**INPUT RECORDS**
==*==

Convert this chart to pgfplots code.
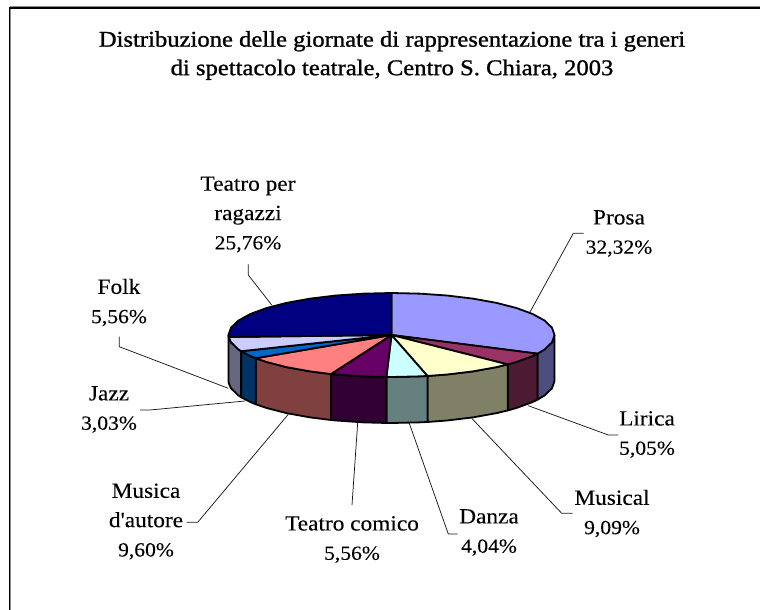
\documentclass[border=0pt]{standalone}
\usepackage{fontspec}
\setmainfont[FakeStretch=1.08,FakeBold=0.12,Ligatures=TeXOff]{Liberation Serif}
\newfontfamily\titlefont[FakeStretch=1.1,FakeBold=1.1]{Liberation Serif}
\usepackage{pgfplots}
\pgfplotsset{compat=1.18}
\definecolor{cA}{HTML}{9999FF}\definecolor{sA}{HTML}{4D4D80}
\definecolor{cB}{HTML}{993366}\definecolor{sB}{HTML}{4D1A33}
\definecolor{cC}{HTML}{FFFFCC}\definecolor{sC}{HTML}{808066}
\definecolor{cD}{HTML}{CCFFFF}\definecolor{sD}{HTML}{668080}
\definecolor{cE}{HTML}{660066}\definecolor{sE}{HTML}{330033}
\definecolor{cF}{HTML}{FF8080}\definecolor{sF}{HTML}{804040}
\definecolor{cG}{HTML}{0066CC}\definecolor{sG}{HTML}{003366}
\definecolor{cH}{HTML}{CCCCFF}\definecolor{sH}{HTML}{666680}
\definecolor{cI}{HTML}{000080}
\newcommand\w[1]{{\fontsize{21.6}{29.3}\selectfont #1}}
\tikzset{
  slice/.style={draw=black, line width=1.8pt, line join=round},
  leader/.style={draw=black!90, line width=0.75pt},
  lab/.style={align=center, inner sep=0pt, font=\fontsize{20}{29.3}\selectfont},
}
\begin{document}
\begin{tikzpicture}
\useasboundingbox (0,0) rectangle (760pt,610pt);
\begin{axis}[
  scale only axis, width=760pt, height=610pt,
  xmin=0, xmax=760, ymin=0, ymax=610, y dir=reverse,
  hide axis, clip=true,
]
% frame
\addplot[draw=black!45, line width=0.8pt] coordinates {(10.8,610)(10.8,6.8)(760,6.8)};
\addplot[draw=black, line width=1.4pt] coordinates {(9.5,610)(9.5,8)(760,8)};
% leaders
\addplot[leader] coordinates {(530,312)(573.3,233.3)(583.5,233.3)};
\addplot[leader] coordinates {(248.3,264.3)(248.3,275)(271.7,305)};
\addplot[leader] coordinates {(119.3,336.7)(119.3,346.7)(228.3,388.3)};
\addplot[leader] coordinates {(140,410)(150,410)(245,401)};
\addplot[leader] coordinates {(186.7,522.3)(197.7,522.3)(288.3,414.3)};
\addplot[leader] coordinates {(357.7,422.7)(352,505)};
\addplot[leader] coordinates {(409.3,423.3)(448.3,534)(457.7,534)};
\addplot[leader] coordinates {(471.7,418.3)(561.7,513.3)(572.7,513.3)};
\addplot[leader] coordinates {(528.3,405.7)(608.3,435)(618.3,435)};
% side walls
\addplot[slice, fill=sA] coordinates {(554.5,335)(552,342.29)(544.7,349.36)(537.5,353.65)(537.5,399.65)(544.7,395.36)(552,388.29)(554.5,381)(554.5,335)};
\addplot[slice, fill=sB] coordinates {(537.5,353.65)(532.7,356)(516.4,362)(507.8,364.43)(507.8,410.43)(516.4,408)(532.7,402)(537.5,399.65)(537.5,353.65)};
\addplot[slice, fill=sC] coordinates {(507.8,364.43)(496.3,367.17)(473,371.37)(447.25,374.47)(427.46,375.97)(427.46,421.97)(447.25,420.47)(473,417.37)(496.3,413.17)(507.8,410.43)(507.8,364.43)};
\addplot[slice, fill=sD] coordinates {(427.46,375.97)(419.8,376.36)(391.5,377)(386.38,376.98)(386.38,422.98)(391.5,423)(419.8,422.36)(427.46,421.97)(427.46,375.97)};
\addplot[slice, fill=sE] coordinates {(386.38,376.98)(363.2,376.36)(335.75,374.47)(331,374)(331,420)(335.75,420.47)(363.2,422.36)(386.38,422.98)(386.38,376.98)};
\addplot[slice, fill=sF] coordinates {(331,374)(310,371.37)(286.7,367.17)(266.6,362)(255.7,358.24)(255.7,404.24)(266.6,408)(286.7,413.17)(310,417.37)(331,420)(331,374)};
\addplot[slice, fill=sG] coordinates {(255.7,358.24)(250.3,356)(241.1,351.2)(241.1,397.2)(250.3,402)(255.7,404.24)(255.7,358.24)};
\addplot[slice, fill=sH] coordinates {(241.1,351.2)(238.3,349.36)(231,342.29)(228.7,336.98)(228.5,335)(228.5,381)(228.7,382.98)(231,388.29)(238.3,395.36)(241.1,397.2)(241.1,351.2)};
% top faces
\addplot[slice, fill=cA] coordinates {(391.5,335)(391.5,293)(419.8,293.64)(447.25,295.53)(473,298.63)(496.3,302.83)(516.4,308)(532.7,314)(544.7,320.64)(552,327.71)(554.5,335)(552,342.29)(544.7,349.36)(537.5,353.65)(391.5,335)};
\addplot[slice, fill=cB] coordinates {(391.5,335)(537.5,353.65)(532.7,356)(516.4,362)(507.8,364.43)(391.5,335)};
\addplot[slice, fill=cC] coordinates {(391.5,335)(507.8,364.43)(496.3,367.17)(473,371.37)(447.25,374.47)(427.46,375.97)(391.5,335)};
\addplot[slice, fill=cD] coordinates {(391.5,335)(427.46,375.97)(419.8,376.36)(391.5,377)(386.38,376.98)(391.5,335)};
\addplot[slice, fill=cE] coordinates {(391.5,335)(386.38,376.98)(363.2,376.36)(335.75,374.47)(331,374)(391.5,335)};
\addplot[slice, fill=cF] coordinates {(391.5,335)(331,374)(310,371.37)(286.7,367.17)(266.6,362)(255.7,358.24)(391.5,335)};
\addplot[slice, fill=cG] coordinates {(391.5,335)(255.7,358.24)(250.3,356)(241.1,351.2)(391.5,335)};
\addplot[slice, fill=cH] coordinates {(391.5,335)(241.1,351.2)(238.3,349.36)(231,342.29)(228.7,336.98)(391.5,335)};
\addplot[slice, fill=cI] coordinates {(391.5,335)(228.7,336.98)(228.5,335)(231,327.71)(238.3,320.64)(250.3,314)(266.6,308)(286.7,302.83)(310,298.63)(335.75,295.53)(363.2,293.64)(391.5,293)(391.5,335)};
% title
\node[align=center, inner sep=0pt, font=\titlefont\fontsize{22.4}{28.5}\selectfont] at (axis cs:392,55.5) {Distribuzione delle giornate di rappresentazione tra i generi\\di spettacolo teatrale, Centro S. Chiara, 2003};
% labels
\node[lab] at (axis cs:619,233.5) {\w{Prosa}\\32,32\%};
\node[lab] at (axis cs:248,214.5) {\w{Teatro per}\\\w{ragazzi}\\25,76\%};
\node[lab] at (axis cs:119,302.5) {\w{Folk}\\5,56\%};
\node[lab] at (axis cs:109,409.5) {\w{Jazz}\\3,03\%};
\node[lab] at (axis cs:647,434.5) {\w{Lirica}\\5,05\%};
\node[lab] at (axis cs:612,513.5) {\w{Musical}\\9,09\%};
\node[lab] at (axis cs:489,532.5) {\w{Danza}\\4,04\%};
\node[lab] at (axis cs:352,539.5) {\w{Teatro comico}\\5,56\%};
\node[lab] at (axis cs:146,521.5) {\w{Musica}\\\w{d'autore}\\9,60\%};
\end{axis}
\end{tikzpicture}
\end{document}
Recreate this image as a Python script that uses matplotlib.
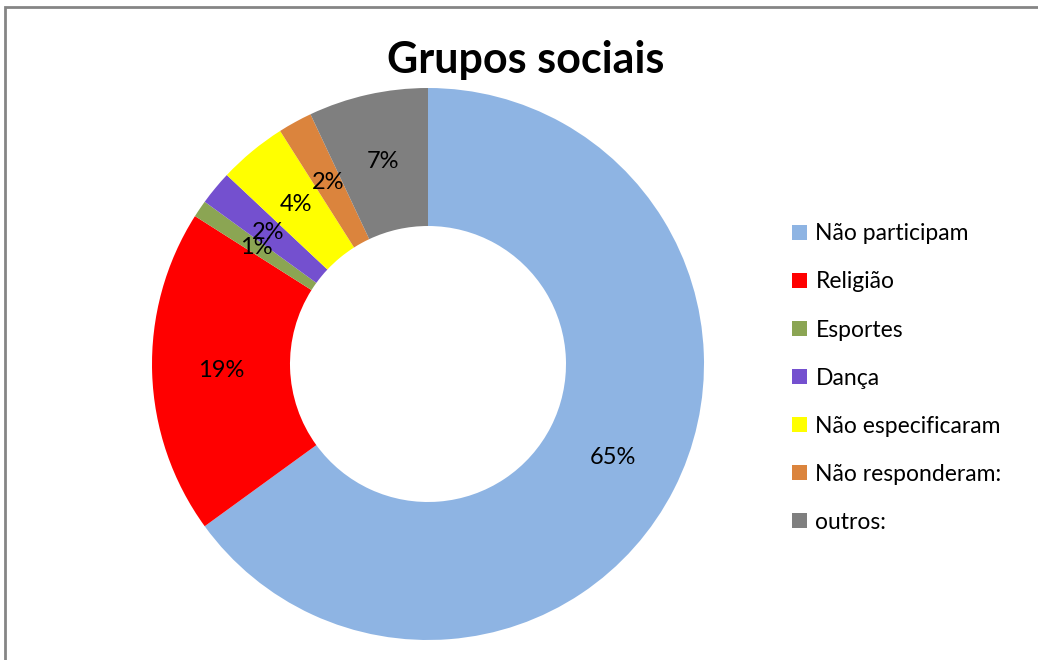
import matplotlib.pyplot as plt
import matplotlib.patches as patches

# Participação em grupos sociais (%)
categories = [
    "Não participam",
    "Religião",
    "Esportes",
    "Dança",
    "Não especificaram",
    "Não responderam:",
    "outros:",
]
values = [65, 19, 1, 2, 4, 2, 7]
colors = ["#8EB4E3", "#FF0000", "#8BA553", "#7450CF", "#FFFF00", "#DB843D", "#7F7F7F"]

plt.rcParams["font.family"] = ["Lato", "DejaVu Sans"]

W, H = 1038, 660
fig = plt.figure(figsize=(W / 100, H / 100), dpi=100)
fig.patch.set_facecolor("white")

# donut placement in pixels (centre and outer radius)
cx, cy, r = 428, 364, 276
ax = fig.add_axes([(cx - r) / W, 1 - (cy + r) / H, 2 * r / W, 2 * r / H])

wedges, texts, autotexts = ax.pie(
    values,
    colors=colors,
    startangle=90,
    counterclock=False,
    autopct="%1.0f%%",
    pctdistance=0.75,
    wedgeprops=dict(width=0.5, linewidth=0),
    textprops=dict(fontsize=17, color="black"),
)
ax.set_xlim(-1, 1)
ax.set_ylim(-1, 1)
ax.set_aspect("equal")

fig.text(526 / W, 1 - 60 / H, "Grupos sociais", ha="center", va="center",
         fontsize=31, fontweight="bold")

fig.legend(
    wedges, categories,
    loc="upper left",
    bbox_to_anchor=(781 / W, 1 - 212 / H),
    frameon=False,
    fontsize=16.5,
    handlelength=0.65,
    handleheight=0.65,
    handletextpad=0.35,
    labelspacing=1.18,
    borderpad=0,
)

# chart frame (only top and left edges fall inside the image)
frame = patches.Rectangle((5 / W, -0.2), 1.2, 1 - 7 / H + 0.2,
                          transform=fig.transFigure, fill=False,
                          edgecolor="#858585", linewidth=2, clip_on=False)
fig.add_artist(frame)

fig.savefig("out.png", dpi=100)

==*==

**WHAT IS BEING ASKED**
From the entries above, return each line with the word "image" in it.

**TASK RESPONSE**
Recreate this image as a Python script that uses matplotlib.
# chart frame (only top and left edges fall inside the image)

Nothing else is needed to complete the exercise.